Nunca es tarde si la dicha es buena. Han transcurrido diez años desde que la ONU y diversas entidades dieron la voz de alarma: era necesario contar con una ley eficaz y contundente para proteger a los menores frente a cualquier tipo de violencia. Una década después, y a falta de previsibles ajustes en sede parlamentaria, España aprueba una de las leyes más ambiciosas de su entorno respecto a la protección de los más vulnerables.

Vulnerabilidad que puede traducirse en cifras, tan frías e impersonales como necesarias para radiografiar el problema de fondo: el 50 por ciento de las denuncias por agresión sexual en España tienen como víctima a menores. De ellas, solo un pequeño porcentaje terminan saliendo a la luz. Vulnerables, pero además invisibles.

La Ley de Protección Integral de la Infancia y la Adolescencia frente a la Violencia —cuyo texto impulsó un Gobierno de signo muy distinto del que lo ha terminado perfilando, lo que da esperanzas para el consenso político— tiene como uno de sus ejes centrales, precisamente, acabar con el velo de silencio y secretismo bajo el que se desenvuelven, por encima de todos, los delitos de carácter sexual. Acabar con la sensación de que la ley mira hacia otro lado ante el encubrimiento de los agresores.

Así, la nueva ley —conocida como Ley Rhodes, el famoso pianista víctima de abusos sexuales en su infancia— obligará a la ciudadanía, y especialmente a aquellos que por su trabajo tengan un contacto habitual con menores (como policías, funcionarios, sanitarios, educadores…), a denunciar toda situación de violencia que conozcan sobre un menor, incluso por medio de la red, aunque no sea delictiva.

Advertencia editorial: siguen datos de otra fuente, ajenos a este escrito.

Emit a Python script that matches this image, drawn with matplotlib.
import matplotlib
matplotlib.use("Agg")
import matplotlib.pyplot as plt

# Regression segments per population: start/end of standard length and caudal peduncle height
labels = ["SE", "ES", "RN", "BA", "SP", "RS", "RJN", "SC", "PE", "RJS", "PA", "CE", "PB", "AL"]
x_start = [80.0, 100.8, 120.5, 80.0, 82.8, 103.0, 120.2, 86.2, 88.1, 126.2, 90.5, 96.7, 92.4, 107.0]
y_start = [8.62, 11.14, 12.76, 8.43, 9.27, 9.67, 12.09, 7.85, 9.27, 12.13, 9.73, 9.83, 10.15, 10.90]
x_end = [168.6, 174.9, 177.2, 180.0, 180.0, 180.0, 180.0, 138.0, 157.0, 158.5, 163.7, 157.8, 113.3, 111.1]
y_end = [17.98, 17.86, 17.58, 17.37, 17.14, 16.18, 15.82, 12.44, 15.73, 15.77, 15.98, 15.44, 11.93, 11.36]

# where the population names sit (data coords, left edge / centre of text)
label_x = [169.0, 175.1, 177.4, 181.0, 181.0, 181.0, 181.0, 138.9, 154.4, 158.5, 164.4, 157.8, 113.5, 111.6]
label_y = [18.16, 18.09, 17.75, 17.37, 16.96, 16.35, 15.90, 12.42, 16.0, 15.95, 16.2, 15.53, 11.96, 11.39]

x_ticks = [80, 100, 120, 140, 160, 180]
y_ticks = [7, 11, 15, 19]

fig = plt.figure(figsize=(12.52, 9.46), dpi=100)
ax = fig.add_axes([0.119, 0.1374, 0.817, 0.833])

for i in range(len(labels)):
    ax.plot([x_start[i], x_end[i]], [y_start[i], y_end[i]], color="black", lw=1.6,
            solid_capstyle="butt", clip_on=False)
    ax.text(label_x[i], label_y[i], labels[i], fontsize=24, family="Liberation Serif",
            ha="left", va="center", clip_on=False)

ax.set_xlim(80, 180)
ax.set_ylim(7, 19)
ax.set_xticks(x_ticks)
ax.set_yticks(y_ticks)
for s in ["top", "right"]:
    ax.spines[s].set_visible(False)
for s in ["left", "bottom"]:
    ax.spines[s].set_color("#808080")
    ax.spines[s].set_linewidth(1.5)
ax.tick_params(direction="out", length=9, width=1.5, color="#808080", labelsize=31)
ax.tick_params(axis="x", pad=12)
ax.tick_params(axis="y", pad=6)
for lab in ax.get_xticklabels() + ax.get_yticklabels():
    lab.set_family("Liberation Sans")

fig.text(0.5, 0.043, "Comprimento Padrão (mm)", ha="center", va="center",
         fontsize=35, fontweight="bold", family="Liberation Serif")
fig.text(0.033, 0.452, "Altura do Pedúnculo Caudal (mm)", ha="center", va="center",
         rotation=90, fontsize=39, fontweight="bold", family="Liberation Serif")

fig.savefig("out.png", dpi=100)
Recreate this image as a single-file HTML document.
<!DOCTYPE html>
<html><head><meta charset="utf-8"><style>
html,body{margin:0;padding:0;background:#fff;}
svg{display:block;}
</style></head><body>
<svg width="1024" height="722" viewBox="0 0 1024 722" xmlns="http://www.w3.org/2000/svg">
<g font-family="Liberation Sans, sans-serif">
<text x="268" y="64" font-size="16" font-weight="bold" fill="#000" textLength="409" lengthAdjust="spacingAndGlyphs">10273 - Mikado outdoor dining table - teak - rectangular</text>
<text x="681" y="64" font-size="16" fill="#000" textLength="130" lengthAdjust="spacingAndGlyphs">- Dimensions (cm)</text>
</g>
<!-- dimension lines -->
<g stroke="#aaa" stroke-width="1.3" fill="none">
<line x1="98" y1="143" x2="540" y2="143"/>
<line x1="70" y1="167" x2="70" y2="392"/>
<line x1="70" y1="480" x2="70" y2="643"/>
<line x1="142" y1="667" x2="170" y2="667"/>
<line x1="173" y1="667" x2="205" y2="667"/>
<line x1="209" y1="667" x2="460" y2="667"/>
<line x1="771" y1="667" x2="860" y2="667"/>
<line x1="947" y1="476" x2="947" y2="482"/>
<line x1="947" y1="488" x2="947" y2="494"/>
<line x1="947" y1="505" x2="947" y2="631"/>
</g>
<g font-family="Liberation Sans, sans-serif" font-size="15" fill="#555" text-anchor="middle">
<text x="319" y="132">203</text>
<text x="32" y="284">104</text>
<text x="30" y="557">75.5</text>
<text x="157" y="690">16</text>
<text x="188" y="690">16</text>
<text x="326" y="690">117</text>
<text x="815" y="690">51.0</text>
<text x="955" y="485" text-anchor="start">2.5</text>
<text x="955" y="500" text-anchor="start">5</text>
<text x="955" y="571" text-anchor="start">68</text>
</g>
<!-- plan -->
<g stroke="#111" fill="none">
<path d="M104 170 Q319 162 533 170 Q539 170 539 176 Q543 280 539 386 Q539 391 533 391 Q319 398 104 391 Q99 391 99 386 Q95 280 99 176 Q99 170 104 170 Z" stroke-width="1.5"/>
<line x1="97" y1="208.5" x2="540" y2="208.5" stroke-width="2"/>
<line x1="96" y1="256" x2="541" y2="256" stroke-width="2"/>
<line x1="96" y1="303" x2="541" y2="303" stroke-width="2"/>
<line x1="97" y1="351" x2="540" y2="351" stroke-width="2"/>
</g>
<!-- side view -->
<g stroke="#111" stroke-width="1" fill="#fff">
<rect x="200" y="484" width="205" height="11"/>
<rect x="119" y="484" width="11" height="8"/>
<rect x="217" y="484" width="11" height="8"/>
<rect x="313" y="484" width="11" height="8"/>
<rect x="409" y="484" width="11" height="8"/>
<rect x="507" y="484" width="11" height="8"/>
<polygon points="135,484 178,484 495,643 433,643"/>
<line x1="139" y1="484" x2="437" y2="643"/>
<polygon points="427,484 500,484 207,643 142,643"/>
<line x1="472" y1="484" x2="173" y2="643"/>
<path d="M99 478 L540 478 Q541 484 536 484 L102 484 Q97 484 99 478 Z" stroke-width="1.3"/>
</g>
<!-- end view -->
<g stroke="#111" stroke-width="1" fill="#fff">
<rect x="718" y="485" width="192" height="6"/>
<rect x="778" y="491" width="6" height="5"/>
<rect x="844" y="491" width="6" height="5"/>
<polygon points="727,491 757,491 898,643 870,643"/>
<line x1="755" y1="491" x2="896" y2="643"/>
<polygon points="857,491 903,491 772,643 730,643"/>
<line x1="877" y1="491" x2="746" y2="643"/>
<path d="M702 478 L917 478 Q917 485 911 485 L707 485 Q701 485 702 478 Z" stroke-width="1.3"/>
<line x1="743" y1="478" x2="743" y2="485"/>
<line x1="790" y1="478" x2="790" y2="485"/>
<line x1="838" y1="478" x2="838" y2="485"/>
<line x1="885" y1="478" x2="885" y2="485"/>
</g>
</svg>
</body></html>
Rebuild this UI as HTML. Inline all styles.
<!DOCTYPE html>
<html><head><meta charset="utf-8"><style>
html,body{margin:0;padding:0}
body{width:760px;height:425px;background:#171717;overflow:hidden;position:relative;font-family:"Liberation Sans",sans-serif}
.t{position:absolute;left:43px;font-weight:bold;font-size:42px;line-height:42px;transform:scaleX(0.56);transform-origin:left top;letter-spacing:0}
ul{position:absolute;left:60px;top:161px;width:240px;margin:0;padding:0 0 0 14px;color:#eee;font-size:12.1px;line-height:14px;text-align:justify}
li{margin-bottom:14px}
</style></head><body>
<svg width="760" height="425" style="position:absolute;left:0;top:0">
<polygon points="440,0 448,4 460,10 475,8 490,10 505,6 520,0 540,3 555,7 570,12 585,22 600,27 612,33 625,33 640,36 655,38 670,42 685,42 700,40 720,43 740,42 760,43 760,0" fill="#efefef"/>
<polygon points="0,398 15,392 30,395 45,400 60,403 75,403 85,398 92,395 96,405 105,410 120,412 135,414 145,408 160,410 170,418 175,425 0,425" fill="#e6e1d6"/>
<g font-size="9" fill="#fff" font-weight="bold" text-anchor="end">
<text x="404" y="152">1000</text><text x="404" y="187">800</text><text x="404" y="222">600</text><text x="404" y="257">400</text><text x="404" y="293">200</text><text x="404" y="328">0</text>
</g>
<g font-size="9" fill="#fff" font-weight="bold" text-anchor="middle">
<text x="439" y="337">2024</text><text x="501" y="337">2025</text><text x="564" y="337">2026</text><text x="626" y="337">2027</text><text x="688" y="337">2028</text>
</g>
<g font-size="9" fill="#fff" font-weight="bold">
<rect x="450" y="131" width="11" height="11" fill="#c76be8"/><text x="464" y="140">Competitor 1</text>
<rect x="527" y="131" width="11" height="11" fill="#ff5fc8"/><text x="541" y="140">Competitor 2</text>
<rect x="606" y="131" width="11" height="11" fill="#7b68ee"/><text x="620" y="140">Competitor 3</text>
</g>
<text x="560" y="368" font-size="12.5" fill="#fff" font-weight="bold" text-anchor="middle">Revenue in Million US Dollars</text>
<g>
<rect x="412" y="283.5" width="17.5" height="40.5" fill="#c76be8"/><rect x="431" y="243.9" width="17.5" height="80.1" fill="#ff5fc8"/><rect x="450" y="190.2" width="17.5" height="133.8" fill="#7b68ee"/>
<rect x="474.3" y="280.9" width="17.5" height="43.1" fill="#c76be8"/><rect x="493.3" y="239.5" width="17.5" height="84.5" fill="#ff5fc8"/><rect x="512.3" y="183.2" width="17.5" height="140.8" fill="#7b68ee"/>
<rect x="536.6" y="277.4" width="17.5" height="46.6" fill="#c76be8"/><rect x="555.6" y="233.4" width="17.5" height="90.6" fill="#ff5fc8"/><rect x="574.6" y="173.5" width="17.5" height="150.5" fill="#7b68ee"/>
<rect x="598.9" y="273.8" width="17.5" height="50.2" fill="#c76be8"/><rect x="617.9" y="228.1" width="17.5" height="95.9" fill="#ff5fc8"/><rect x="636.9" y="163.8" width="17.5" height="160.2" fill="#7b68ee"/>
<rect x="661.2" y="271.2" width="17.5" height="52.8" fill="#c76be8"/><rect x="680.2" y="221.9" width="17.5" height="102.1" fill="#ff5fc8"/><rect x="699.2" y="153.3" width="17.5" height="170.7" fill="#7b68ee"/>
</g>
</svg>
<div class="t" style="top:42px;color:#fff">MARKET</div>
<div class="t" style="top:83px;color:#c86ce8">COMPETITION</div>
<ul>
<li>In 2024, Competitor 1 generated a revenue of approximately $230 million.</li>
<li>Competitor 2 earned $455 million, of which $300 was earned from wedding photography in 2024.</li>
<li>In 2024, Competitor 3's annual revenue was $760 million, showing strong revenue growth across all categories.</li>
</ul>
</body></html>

Se trata de detectar, cuanto antes, los posibles casos de violencia contra menores, cuya situación de inferioridad de poder frente a sus agresores los lleva a soportar un dolor duradero y una humillación que marca, con frecuencia de manera irreversible, las etapas de mayor desarrollo personal. Curar la herida mucho antes de que deje cicatrices visibles.

Para paliar el tortuoso camino de quienes han sufrido algún tipo de violencia sexual en su infancia, la ley también prevé la modificación de ciertos artículos del Código Penal, de la Ley de Enjuiciamiento Criminal y de Protección Jurídica del Menor.

Uno de los aspectos fundamentales en este punto es que se amplía el plazo de prescripción de los delitos más graves cometidos contra menores. Con la nueva norma, la prescripción empezará a contar cuando la víctima cumpla 30 años —actualmente es a partir de la mayoría de edad—.

Este es un cambio muy positivo para las víctimas, ya que resulta habitual que los menores agredidos sufran secuelas tan graves que les impida hacer público el problema y atreverse a denunciar hasta que llegan a adultos.

¿Será suficiente? Muchas voces ya se han pronunciado para pedir que la prescripción de estos delitos comience a contar incluso a partir de los 45 años. Quizás es una tendencia que ya marcan otros países: Reino Unido, Canadá o Australia, así como en muchas regiones de Estados Unidos, los delitos sexuales más graves contra menores ni siquiera prescriben.

Evitar la revictimización

Un menor sentado frente a un policía, ante un juez para ratificar su denuncia, ante un médico forense y ante un tribunal es un menor que, hasta en cuatro ocasiones, experimenta las sensaciones negativas y humillantes del delito que ha sufrido. Una constante sobreexposición que victimiza, una y otra vez, a quienes han sido objeto de delitos execrables.

Así, entre las medidas de mayor calado en la práctica jurídica, la nueva ley establece la prueba preconstituida con carácter general para menores de 14 años o con discapacidad. Es decir, proteger a la infancia desde las instituciones, sin someter a los menores a las deficiencias procedimentales de la Justicia y evitando que su condición de víctima se mantenga, de forma innecesaria, durante un proceso interminable.

Con esta Ley, damos un paso más en la protección de la infancia hasta situarnos a la vanguardia internacional. Un paso de gigantes que trata de resolver problemas muy graves y muy concretos para un colectivo especialmente vulnerable. Y , más aún, tras la pandemia: no olvidemos que la violencia hacia los menores ha crecido un 48 % durante el confinamiento.

Una ley que mira hacia los menores, hacia quienes nunca deberían estar en el centro de la violencia, pero que, de alguna forma, también nos protege como sociedad.